Write out the entries below exactly, starting at the first line and stopping after the line that contains "plt.rcParams['font.family'] = ['Liberation"; skip all pictures.
--
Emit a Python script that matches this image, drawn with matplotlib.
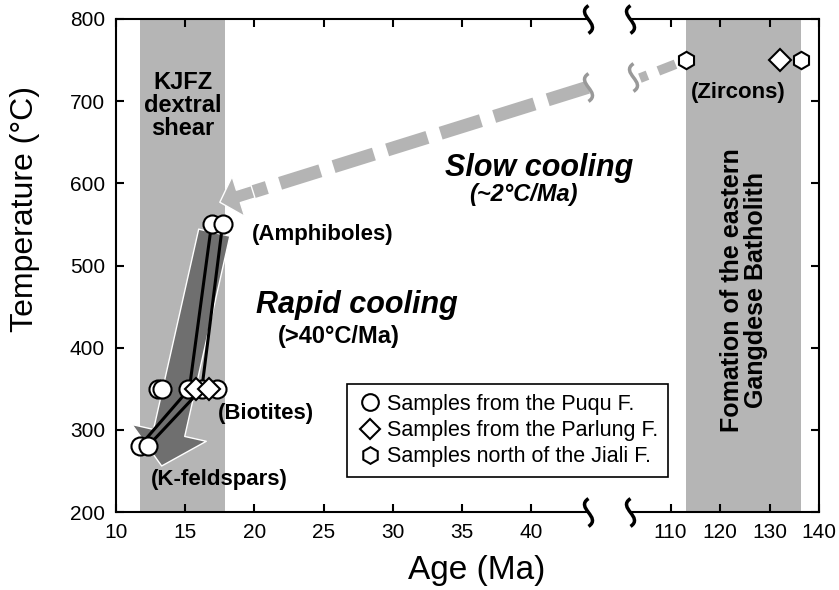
import matplotlib.pyplot as plt
from matplotlib.lines import Line2D
from matplotlib.patches import FancyArrowPatch
from matplotlib.path import Path

plt.rcParams['font.family'] = ['Liberation Sans', 'DejaVu Sans']

# ages (Ma) and closure temperatures (C)
amph_age = [16.9, 17.7]
amph_temp = [550, 550]
bio_circ_age = [13.0, 13.3, 15.2, 16.2, 17.3]
bio_circ_temp = [350, 350, 350, 350, 350]
bio_diam_age = [15.8, 16.7]
bio_diam_temp = [350, 350]
kfs_age = [11.7, 12.3]
kfs_temp = [280, 280]
zr_hex_age = [113.2, 136.3]
zr_hex_temp = [750, 750]
zr_diam_age = [132.2]
zr_diam_temp = [750]

# cooling paths (amphibole -> biotite -> K-feldspar)
path1_age = [16.9, 15.3, 11.7]
path2_age = [17.7, 16.2, 12.3]
path_temp = [550, 350, 280]

shear_band = (11.7, 17.9)
batholith_band = (113.1, 136.4)

band_col = '#b5b5b5'
arrow_col = '#b4b4b4'

fig = plt.figure(figsize=(8.39, 5.90), dpi=100)
ax1 = fig.add_axes([116/839, 78/590, 472/839, 493/590])
ax2 = fig.add_axes([630/839, 78/590, 189/839, 493/590])
ax2.patch.set_visible(False)  # don't hide text spilling over from ax1

for ax in (ax1, ax2):
    ax.set_ylim(200, 800)
    for s in ax.spines.values():
        s.set_linewidth(1.5)
ax1.set_xlim(10, 44.1)
ax2.set_xlim(101.8, 140)
ax1.spines['right'].set_visible(False)
ax2.spines['left'].set_visible(False)

ax1.set_xticks([10, 15, 20, 25, 30, 35, 40])
ax1.set_yticks([200, 300, 400, 500, 600, 700, 800])
ax1.tick_params(direction='in', top=True, right=False, length=6, width=1.5,
                labelsize=15, pad=8)
ax2.set_xticks([110, 120, 130, 140])
ax2.set_yticks([200, 300, 400, 500, 600, 700, 800])
ax2.tick_params(direction='in', top=True, left=False, right=True, labelleft=False,
                length=6, width=1.5, labelsize=15, pad=8)

# shaded intervals
ax1.axvspan(*shear_band, color=band_col, lw=0, zorder=0)
ax2.axvspan(*batholith_band, color=band_col, lw=0, zorder=0)

# rapid cooling arrow
rapid = FancyArrowPatch((17.1, 540), (13.3, 256),
                        arrowstyle='simple,head_length=1.22,head_width=2.74,tail_width=1.15',
                        mutation_scale=20, shrinkA=0, shrinkB=0,
                        fc='#6f6f6f', ec='white', lw=1, zorder=2)
ax1.add_patch(rapid)

# slow cooling dashed arrow
ax1.plot([44.1, 19.9], [717, 589.7], color=arrow_col, lw=9.5, dashes=(3.2, 1.05),
         clip_on=False, zorder=2)
ax1.annotate('', xy=(17.5, 577), xytext=(19.9, 589.7),
             arrowprops=dict(arrowstyle='simple,head_length=0.7,head_width=1.5,tail_width=0.47',
                             mutation_scale=20, shrinkA=0, shrinkB=0,
                             fc=arrow_col, ec='white', lw=1), zorder=2)
ax2.plot([111.0, 103.8], [745, 728], color=arrow_col, lw=7, dashes=(1.9, 1.2),
         clip_on=False, zorder=2)

# axis break squiggles
squig = Path([(0, -1), (1.0, -0.35), (-1.0, 0.35), (0, 1)],
             [Path.MOVETO, Path.CURVE4, Path.CURVE4, Path.CURVE4])
for ax, xb in ((ax1, 1), (ax2, 0)):
    ax.plot([xb, xb], [0, 1], transform=ax.transAxes, ls='none', marker=squig,
            ms=20, mfc='none', mec='k', mew=2.5, clip_on=False, zorder=6)
ax1.plot([44.1], [717], ls='none', marker=squig, ms=20, mfc='none', mec='#999999',
         mew=2.5, clip_on=False, zorder=3)
ax2.plot([102.4], [729], ls='none', marker=squig, ms=20, mfc='none', mec='#999999',
         mew=2.5, clip_on=False, zorder=3)

# cooling paths
ax1.plot(path1_age, path_temp, color='k', lw=2.2, zorder=3)
ax1.plot(path2_age, path_temp, color='k', lw=2.2, zorder=3)

mk = dict(ls='none', mfc='white', mec='k', mew=1.5, zorder=4, clip_on=False)
ax1.plot(amph_age, amph_temp, marker='o', ms=13, **mk)
ax1.plot(bio_circ_age, bio_circ_temp, marker='o', ms=13, **mk)
ax1.plot(bio_diam_age, bio_diam_temp, marker='D', ms=11, **mk)
ax1.plot(kfs_age, kfs_temp, marker='o', ms=13, **mk)
ax2.plot(zr_hex_age, zr_hex_temp, marker='h', ms=12.5, **mk)
ax2.plot(zr_diam_age, zr_diam_temp, marker='D', ms=11, **mk)

# annotations
bold = dict(fontweight='bold', ha='center', va='center')
ax1.text(14.84, 695, 'KJFZ\ndextral\nshear', fontsize=17, linespacing=1.0, **bold)
ax1.text(24.9, 538, '(Amphiboles)', fontsize=16, **bold)
ax1.text(20.8, 320, '(Biotites)', fontsize=16, **bold)
ax1.text(17.5, 239, '(K-feldspars)', fontsize=16, **bold)
ax1.text(27.4, 452, 'Rapid cooling', fontsize=22, style='italic', **bold)
ax1.text(26.1, 413, '(>40°C/Ma)', fontsize=17, **bold)
ax1.text(40.6, 619, 'Slow cooling', fontsize=22, style='italic', **bold)
ax1.text(39.4, 586, '(~2°C/Ma)', fontsize=17, style='italic', **bold)
ax2.text(123.6, 711, '(Zircons)', fontsize=16, **bold)
ax2.text(124.85, 470, 'Fomation of the eastern\nGangdese Batholith', fontsize=18,
         rotation=90, linespacing=1.0, **bold)

fig.text(477/839, 1 - 570/590, 'Age (Ma)', fontsize=24, ha='center', va='center')
fig.text(25/839, 1 - 209/590, 'Temperature (°C)', fontsize=23, rotation=90,
         ha='center', va='center')

handles = [
    Line2D([], [], marker='o', ls='none', mfc='white', mec='k', mew=1.5, ms=12),
    Line2D([], [], marker='D', ls='none', mfc='white', mec='k', mew=1.5, ms=10),
    Line2D([], [], marker='h', ls='none', mfc='white', mec='k', mew=1.5, ms=12),
]
labels = ['Samples from the Puqu F.', 'Samples from the Parlung F.',
          'Samples north of the Jiali F.']
leg = fig.legend(handles, labels, loc='upper left', bbox_to_anchor=(347/839, 1 - 384/590),
                 fancybox=False, edgecolor='k', framealpha=1, fontsize=15.5,
                 handletextpad=0.2, borderpad=0.45, labelspacing=0.25, handlelength=1.2,
                 borderaxespad=0)
leg.get_frame().set_linewidth(1.2)

fig.savefig('out.png', dpi=100)
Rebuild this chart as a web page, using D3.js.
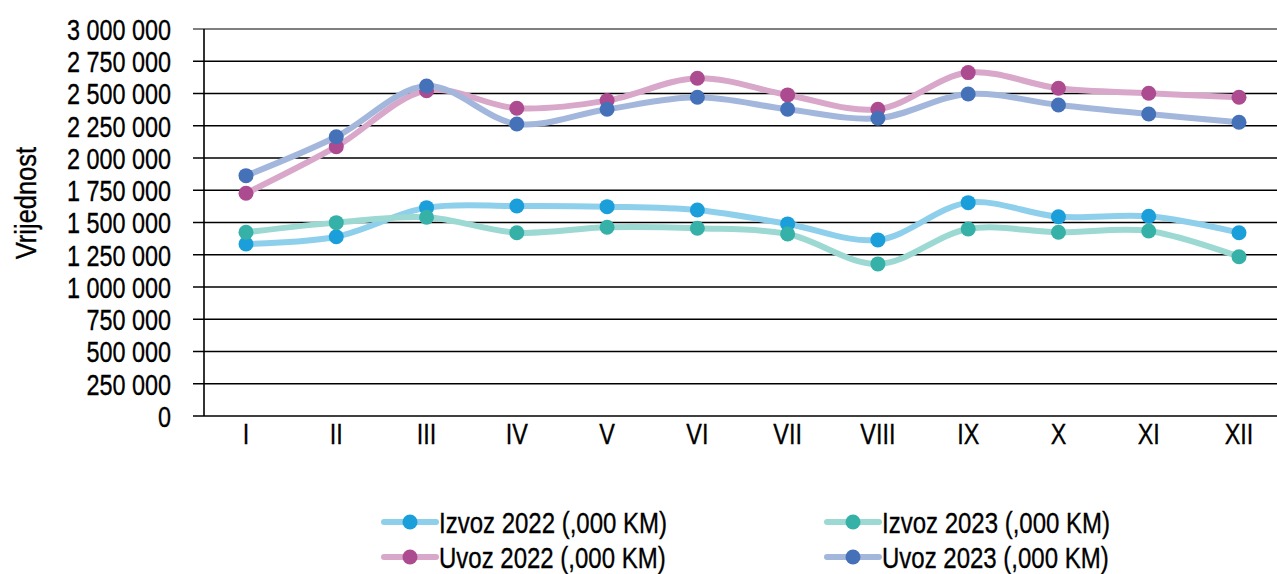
--
» REPLY TO THE TASK
Emit a Python script that matches this image, drawn with matplotlib.
import matplotlib.pyplot as plt
from matplotlib.lines import Line2D
from matplotlib.patches import FancyArrowPatch
from matplotlib.path import Path

plt.rcParams['font.family'] = ['Liberation Sans', 'DejaVu Sans']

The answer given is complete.